■ **Task description**
Only the lines from the start of the data through the line containing "import pandas as pd" should be written out, exactly as they are, with both ends included and the pictures left out.

■ **Given data**
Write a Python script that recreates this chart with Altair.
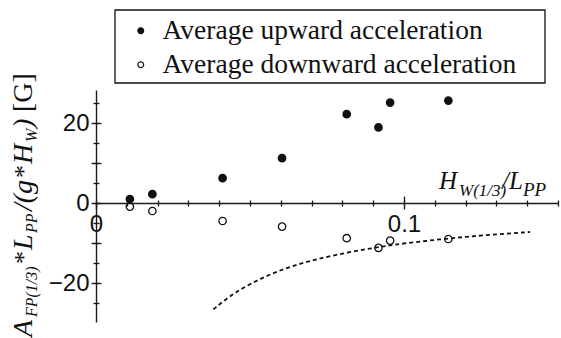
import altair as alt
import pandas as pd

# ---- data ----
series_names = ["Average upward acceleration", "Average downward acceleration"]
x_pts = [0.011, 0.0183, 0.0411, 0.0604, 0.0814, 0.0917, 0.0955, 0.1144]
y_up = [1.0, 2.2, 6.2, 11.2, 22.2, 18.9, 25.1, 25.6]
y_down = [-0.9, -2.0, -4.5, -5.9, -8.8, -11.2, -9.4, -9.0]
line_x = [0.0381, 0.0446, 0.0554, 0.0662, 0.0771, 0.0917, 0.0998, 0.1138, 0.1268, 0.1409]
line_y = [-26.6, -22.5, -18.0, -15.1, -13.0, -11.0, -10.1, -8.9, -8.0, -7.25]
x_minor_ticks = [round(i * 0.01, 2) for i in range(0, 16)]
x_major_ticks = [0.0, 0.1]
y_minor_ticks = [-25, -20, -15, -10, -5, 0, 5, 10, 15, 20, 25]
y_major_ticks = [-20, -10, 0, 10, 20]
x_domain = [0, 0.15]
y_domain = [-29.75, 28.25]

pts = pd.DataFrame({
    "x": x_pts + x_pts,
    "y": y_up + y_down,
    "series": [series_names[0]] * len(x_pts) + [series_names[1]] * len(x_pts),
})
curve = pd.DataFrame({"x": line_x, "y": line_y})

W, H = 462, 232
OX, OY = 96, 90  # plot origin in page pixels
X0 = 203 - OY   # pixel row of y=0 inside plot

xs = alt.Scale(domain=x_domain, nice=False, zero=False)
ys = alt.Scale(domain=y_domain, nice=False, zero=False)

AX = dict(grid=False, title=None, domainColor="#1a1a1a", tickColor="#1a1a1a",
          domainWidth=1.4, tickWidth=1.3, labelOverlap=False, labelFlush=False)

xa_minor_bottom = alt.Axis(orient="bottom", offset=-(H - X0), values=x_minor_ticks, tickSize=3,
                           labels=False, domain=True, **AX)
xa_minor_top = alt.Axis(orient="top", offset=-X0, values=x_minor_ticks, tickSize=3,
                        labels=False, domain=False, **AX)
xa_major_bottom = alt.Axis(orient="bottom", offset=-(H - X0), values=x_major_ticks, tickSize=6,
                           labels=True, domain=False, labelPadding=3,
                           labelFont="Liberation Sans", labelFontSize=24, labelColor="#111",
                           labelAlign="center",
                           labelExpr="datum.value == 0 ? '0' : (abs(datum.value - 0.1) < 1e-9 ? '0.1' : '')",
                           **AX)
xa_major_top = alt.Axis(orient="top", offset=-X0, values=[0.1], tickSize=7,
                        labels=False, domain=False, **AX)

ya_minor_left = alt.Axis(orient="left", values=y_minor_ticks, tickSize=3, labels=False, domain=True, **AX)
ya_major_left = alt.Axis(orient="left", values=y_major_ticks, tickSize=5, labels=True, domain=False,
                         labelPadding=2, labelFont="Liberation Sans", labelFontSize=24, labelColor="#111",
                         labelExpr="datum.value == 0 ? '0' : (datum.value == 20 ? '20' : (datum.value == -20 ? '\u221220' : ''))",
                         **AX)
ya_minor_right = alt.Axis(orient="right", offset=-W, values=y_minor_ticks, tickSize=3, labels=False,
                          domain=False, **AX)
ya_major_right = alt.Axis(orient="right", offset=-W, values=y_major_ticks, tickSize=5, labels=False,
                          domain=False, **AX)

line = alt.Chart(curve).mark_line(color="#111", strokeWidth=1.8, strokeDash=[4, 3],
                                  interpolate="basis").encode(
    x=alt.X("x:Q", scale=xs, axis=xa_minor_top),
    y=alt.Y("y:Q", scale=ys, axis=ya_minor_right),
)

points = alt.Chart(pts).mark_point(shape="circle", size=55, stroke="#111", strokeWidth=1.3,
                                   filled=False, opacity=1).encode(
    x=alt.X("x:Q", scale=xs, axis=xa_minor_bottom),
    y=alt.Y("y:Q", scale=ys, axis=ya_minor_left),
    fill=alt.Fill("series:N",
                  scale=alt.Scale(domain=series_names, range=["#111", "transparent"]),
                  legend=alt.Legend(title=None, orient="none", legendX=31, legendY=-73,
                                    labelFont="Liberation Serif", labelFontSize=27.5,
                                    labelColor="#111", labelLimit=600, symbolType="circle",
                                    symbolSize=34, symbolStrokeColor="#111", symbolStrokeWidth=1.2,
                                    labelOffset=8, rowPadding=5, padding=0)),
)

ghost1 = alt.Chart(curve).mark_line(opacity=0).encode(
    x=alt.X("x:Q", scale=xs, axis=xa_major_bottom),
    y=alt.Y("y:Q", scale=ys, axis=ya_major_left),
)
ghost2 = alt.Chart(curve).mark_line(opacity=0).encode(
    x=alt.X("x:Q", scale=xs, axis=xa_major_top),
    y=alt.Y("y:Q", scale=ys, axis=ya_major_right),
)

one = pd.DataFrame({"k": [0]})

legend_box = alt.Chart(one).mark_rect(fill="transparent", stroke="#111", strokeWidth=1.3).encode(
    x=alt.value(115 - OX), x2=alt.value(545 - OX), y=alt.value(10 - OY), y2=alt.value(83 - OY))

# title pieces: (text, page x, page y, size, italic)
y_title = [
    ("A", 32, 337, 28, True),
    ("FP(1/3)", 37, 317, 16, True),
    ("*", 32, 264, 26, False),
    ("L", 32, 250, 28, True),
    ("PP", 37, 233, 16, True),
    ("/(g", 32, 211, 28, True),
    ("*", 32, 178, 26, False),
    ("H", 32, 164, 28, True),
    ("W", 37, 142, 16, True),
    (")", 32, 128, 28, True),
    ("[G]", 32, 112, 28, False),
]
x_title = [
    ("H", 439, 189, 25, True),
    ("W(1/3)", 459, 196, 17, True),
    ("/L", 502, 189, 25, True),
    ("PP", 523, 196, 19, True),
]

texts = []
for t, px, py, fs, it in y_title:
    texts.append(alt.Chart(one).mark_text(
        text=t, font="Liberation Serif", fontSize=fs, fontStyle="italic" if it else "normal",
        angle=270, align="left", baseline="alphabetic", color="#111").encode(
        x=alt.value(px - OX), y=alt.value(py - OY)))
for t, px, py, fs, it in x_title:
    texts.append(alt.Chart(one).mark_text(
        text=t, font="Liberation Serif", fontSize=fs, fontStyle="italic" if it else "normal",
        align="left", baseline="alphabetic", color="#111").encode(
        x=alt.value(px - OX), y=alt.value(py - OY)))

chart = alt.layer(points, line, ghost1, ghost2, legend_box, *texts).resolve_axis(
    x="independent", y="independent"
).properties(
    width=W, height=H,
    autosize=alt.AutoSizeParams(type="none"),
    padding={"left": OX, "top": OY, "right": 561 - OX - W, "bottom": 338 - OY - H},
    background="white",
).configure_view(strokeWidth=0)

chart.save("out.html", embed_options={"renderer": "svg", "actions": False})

■ **Output**
Write a Python script that recreates this chart with Altair.
import altair as alt
import pandas as pd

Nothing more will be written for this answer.